What the exercise asks: Leave out the pictures and restate the rest of the data exactly.

Given information:
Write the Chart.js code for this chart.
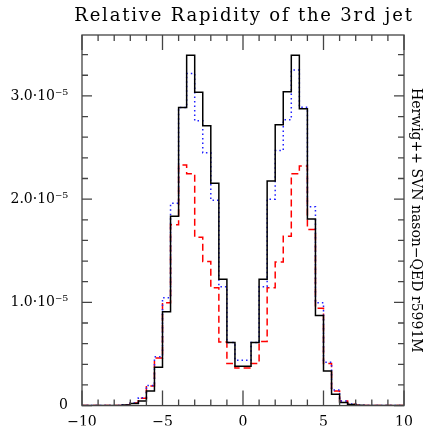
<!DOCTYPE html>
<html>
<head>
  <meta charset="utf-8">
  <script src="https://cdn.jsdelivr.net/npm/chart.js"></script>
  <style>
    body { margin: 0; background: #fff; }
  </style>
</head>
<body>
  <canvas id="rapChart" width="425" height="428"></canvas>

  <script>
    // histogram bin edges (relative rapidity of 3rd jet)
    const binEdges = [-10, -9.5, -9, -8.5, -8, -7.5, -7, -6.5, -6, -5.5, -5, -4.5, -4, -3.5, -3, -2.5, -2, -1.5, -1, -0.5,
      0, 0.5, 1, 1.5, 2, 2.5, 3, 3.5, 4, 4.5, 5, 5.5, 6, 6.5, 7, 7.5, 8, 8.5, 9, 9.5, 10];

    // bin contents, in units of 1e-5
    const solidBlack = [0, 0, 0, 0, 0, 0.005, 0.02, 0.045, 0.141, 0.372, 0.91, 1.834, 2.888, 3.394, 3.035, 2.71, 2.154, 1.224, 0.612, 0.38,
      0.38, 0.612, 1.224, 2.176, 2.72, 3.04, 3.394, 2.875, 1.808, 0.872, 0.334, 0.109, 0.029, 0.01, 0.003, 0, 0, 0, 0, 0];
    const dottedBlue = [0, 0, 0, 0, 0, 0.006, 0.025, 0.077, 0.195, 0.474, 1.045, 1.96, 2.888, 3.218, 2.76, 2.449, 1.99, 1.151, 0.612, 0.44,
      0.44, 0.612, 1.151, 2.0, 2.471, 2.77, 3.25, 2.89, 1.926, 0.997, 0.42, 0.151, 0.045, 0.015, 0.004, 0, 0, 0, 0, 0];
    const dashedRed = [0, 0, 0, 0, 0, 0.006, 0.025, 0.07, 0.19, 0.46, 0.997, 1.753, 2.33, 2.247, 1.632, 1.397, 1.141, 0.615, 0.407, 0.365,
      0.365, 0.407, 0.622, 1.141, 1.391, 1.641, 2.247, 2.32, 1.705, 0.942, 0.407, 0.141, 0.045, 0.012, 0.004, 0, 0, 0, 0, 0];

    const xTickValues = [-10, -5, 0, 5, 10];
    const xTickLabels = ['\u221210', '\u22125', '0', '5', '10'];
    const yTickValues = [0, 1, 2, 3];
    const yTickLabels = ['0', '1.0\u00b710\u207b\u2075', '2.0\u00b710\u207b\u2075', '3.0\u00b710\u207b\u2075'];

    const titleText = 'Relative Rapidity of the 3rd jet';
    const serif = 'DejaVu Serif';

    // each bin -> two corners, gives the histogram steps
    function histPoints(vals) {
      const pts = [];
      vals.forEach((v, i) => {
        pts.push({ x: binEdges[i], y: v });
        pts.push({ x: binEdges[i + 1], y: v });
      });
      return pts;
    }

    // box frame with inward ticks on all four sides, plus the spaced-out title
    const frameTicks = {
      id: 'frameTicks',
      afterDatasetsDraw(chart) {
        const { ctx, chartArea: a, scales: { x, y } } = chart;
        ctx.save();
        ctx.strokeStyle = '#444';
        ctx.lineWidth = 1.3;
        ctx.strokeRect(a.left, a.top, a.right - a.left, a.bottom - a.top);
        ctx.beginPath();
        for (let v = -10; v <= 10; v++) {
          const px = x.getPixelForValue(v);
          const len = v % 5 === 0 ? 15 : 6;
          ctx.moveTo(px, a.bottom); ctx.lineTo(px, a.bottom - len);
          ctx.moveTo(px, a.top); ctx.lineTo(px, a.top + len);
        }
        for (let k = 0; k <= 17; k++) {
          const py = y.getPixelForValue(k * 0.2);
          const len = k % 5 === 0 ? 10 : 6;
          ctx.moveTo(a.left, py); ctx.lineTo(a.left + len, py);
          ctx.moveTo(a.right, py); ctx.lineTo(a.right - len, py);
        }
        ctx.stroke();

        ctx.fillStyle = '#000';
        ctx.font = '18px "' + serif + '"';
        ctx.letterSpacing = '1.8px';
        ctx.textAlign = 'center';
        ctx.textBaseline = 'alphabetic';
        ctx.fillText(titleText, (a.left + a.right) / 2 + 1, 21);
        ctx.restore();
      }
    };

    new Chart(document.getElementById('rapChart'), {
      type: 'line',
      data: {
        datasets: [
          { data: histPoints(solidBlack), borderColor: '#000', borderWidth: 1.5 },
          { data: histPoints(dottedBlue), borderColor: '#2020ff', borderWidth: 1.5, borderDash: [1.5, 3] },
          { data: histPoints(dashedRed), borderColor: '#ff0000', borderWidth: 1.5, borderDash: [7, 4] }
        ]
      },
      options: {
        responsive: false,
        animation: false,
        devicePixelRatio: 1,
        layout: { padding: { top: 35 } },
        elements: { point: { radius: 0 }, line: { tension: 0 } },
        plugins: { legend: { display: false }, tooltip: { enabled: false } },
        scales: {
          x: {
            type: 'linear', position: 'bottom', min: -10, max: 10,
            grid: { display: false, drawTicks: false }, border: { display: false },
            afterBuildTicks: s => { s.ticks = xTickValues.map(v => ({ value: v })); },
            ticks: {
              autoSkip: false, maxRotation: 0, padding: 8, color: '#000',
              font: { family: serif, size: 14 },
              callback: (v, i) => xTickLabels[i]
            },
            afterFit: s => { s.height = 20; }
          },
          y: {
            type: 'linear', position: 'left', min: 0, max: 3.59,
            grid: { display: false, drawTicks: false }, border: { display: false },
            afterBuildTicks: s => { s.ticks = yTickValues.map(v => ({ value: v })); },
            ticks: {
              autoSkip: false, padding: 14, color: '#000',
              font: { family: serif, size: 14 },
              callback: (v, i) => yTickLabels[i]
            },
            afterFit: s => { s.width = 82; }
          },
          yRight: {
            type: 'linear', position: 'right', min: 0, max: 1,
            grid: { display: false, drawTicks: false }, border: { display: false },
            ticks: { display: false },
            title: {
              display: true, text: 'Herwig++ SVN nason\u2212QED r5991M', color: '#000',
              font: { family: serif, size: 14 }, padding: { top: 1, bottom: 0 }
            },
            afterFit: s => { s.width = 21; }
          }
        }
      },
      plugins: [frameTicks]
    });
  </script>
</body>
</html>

Full response:
Write the Chart.js code for this chart.
<!DOCTYPE html>
<html>
<head>
  <meta charset="utf-8">
  <script src="https://cdn.jsdelivr.net/npm/chart.js"></script>
  <style>
    body { margin: 0; background: #fff; }
  </style>
</head>
<body>
  <canvas id="rapChart" width="425" height="428"></canvas>

  <script>
    // histogram bin edges (relative rapidity of 3rd jet)
    const binEdges = [-10, -9.5, -9, -8.5, -8, -7.5, -7, -6.5, -6, -5.5, -5, -4.5, -4, -3.5, -3, -2.5, -2, -1.5, -1, -0.5,
      0, 0.5, 1, 1.5, 2, 2.5, 3, 3.5, 4, 4.5, 5, 5.5, 6, 6.5, 7, 7.5, 8, 8.5, 9, 9.5, 10];

    // bin contents, in units of 1e-5
    const solidBlack = [0, 0, 0, 0, 0, 0.005, 0.02, 0.045, 0.141, 0.372, 0.91, 1.834, 2.888, 3.394, 3.035, 2.71, 2.154, 1.224, 0.612, 0.38,
      0.38, 0.612, 1.224, 2.176, 2.72, 3.04, 3.394, 2.875, 1.808, 0.872, 0.334, 0.109, 0.029, 0.01, 0.003, 0, 0, 0, 0, 0];
    const dottedBlue = [0, 0, 0, 0, 0, 0.006, 0.025, 0.077, 0.195, 0.474, 1.045, 1.96, 2.888, 3.218, 2.76, 2.449, 1.99, 1.151, 0.612, 0.44,
      0.44, 0.612, 1.151, 2.0, 2.471, 2.77, 3.25, 2.89, 1.926, 0.997, 0.42, 0.151, 0.045, 0.015, 0.004, 0, 0, 0, 0, 0];
    const dashedRed = [0, 0, 0, 0, 0, 0.006, 0.025, 0.07, 0.19, 0.46, 0.997, 1.753, 2.33, 2.247, 1.632, 1.397, 1.141, 0.615, 0.407, 0.365,
      0.365, 0.407, 0.622, 1.141, 1.391, 1.641, 2.247, 2.32, 1.705, 0.942, 0.407, 0.141, 0.045, 0.012, 0.004, 0, 0, 0, 0, 0];

    const xTickValues = [-10, -5, 0, 5, 10];
    const xTickLabels = ['\u221210', '\u22125', '0', '5', '10'];
    const yTickValues = [0, 1, 2, 3];
    const yTickLabels = ['0', '1.0\u00b710\u207b\u2075', '2.0\u00b710\u207b\u2075', '3.0\u00b710\u207b\u2075'];

    const titleText = 'Relative Rapidity of the 3rd jet';
    const serif = 'DejaVu Serif';

    // each bin -> two corners, gives the histogram steps
    function histPoints(vals) {
      const pts = [];
      vals.forEach((v, i) => {
        pts.push({ x: binEdges[i], y: v });
        pts.push({ x: binEdges[i + 1], y: v });
      });
      return pts;
    }

    // box frame with inward ticks on all four sides, plus the spaced-out title
    const frameTicks = {
      id: 'frameTicks',
      afterDatasetsDraw(chart) {
        const { ctx, chartArea: a, scales: { x, y } } = chart;
        ctx.save();
        ctx.strokeStyle = '#444';
        ctx.lineWidth = 1.3;
        ctx.strokeRect(a.left, a.top, a.right - a.left, a.bottom - a.top);
        ctx.beginPath();
        for (let v = -10; v <= 10; v++) {
          const px = x.getPixelForValue(v);
          const len = v % 5 === 0 ? 15 : 6;
          ctx.moveTo(px, a.bottom); ctx.lineTo(px, a.bottom - len);
          ctx.moveTo(px, a.top); ctx.lineTo(px, a.top + len);
        }
        for (let k = 0; k <= 17; k++) {
          const py = y.getPixelForValue(k * 0.2);
          const len = k % 5 === 0 ? 10 : 6;
          ctx.moveTo(a.left, py); ctx.lineTo(a.left + len, py);
          ctx.moveTo(a.right, py); ctx.lineTo(a.right - len, py);
        }
        ctx.stroke();

        ctx.fillStyle = '#000';
        ctx.font = '18px "' + serif + '"';
        ctx.letterSpacing = '1.8px';
        ctx.textAlign = 'center';
        ctx.textBaseline = 'alphabetic';
        ctx.fillText(titleText, (a.left + a.right) / 2 + 1, 21);
        ctx.restore();
      }
    };

    new Chart(document.getElementById('rapChart'), {
      type: 'line',
      data: {
        datasets: [
          { data: histPoints(solidBlack), borderColor: '#000', borderWidth: 1.5 },
          { data: histPoints(dottedBlue), borderColor: '#2020ff', borderWidth: 1.5, borderDash: [1.5, 3] },
          { data: histPoints(dashedRed), borderColor: '#ff0000', borderWidth: 1.5, borderDash: [7, 4] }
        ]
      },
      options: {
        responsive: false,
        animation: false,
        devicePixelRatio: 1,
        layout: { padding: { top: 35 } },
        elements: { point: { radius: 0 }, line: { tension: 0 } },
        plugins: { legend: { display: false }, tooltip: { enabled: false } },
        scales: {
          x: {
            type: 'linear', position: 'bottom', min: -10, max: 10,
            grid: { display: false, drawTicks: false }, border: { display: false },
            afterBuildTicks: s => { s.ticks = xTickValues.map(v => ({ value: v })); },
            ticks: {
              autoSkip: false, maxRotation: 0, padding: 8, color: '#000',
              font: { family: serif, size: 14 },
              callback: (v, i) => xTickLabels[i]
            },
            afterFit: s => { s.height = 20; }
          },
          y: {
            type: 'linear', position: 'left', min: 0, max: 3.59,
            grid: { display: false, drawTicks: false }, border: { display: false },
            afterBuildTicks: s => { s.ticks = yTickValues.map(v => ({ value: v })); },
            ticks: {
              autoSkip: false, padding: 14, color: '#000',
              font: { family: serif, size: 14 },
              callback: (v, i) => yTickLabels[i]
            },
            afterFit: s => { s.width = 82; }
          },
          yRight: {
            type: 'linear', position: 'right', min: 0, max: 1,
            grid: { display: false, drawTicks: false }, border: { display: false },
            ticks: { display: false },
            title: {
              display: true, text: 'Herwig++ SVN nason\u2212QED r5991M', color: '#000',
              font: { family: serif, size: 14 }, padding: { top: 1, bottom: 0 }
            },
            afterFit: s => { s.width = 21; }
          }
        }
      },
      plugins: [frameTicks]
    });
  </script>
</body>
</html>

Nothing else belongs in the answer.